A guerra na Ucrânia entrou em uma nova fase esta semana, com o início da contraofensiva ucraniana na região de Kherson. Desde julho se especulava sobre esse avanço, que representa a maior mudança no de cenário desde o início do conflito. Vladimir Putin fracassou em ocupar o país vizinho em uma “Blitzkrieg” e expandiu apenas o controle sobre a região leste e sul, e a duras penas. Desde junho, esse quadro tem se mantido e os russos não conseguem ampliar seu domínio territorial de forma significativa.

Depois de barrar os invasores, os ucranianos pretendem agora recuperar parte do terreno perdido (e vão até as fronteiras originais, repetiu o presidente Volodymyr Zelensky na segunda). O alvo é Kherson, a primeira grande cidade que a Rússia conquistou no início do conflito. “É o começo do fim da ocupação na região”, disse um oficial ucraniano. As informações ainda são preliminares, e a guerra de propagando entre os dois lados impede uma avaliação definitiva. Mas o fato de os ucranianos conseguirem recuperar vilarejos ao redor de Kherson, como parece ser o caso, é uma péssima notícia para Putin.

O líder russo ainda conta com um estoque praticamente inesgotável de artilharia. Mas suas tropas estão exauridas, as baixas foram enormes e o armamento mais sofisticado é cada vez mais escasso por conta das sanções econômicas e tecnológicas. Parece improvável que os drones iranianos que começam a chegar à Rússia mudem a dinâmica do conflito. Já as armas ocidentais, especialmente os lança-foguetes HYMAR enviados pelos EUA, são o grande trunfo ucraniano. Estão cortando as linhas de suprimento das tropas russas, atingindo centros estratégicos e servindo para desestabilizar até a região da Crimeia, que os russos davam por garantida desde 2014.

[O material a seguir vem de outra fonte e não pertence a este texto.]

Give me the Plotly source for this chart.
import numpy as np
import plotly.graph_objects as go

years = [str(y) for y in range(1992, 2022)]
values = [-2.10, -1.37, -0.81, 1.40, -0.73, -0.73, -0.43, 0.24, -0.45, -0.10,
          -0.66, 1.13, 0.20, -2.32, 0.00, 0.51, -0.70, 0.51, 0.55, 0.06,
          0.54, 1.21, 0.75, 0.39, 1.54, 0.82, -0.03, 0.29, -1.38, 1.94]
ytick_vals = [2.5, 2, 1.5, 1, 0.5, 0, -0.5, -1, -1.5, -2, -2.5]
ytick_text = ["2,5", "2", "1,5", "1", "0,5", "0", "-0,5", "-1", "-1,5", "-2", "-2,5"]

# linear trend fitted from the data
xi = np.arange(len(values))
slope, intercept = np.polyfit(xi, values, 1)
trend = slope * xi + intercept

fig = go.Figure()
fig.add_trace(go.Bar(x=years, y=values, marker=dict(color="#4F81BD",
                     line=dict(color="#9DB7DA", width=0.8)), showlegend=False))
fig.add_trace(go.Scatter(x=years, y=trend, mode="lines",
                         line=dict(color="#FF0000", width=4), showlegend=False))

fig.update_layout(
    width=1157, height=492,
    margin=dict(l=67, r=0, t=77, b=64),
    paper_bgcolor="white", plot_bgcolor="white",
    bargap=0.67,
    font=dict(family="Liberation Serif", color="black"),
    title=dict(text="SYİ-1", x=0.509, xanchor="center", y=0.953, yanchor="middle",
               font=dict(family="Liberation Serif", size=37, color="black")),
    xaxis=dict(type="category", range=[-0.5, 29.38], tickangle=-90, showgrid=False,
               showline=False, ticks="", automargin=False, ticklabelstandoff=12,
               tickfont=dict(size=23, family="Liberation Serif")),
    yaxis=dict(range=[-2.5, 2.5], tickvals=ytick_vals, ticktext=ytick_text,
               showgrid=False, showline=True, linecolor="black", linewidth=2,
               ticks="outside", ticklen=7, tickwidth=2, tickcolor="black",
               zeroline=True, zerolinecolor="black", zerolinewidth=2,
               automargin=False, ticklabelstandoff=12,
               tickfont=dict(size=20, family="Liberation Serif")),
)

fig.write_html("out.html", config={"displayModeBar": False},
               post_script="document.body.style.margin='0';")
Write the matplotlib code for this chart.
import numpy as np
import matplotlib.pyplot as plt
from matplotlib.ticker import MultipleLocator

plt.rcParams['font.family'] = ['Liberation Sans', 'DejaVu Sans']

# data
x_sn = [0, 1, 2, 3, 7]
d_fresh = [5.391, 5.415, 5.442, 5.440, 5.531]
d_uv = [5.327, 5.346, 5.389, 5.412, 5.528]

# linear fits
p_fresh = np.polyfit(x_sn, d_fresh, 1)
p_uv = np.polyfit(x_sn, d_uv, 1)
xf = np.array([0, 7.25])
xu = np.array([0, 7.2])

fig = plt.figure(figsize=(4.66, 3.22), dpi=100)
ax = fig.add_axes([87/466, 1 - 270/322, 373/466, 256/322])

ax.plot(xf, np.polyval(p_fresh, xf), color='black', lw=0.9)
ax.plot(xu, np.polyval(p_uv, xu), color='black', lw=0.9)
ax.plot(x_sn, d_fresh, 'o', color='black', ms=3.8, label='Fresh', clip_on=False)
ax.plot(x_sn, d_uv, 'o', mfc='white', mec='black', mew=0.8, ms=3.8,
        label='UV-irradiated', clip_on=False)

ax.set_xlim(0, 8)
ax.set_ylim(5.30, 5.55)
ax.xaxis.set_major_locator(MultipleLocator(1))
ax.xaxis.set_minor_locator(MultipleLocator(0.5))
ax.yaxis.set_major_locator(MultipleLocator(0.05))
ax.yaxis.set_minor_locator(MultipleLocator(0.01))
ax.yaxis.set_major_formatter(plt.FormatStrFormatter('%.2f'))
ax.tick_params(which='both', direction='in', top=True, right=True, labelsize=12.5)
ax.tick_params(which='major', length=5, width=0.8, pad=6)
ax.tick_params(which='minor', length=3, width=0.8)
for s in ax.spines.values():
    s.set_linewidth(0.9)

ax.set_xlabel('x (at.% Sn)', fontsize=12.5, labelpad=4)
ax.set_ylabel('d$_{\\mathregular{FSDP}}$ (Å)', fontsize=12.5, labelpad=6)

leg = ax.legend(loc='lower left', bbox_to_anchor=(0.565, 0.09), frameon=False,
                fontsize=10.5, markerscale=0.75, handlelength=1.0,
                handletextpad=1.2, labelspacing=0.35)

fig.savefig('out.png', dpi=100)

O ritmo desse avanço deve ser lento e sem lances espetaculares. Zelensky tem pressa para mostrar aos países ocidentais sua capacidade de ganhar o conflito, mas sabe que um passo em falso pode colocar tudo a perder. Por outro lado, precisa se mexer antes do inverno, que dificulta o avanço das tropas. Os militares americanos e britânicos são céticos quanto a uma expansão decisiva agora. A doutrina militar tradicional diz que é necessário o triplo de soldados para o exército invasor ocupar territórios. Os ucranianos não têm esse contingente. Mas podem surpreender, como já fizeram ao barrar o avanço russo em Kiev.

Na guerra mais importante e de longa duração, o rearranjo geopolítico mundial por conta da invasão russa, os ucranianos ainda estão ganhando de lavada. Contra todas as previsões de Putin, EUA e Europa permanecem firmes apoiando a Ucrânia, mesmo com a crise energética por conta da interrupção do fornecimento de gás russo. Putin usou essa ferramenta contando que a insatisfação popular forçaria os líderes do bloco a recuarem, mas os europeus preferem pagar o preço da escassez a ficarem dependentes do autocrata.

Não só os europeus estão decididos a não depender mais do gás russo (estão se adaptando com maior rapidez do que o previsto), como estão se armando como não faziam desde a Segunda Guerra. A Alemanha abandonou sua histórica posição de neutralidade e se prepara para ter uma força poderosa. A OTAN renasceu fortalecida. Até o Vaticano, que tinha evitado se posicionar contra Putin, desceu do muro. O papa acaba de declarar que condena a invasão russa de forma clara e inequívoca por ser “injusta, inaceitável, bárbara, sem sentido, repugnante e representar um sacrilégio”. No tribunal da opinião pública, Putin já foi derrotado. Financeiramente, sua ruína virá nos próximos anos com a lenta decadência da economia russa. Militarmente, os ucranianos desejam dar uma resposta mais cedo do que todos esperavam.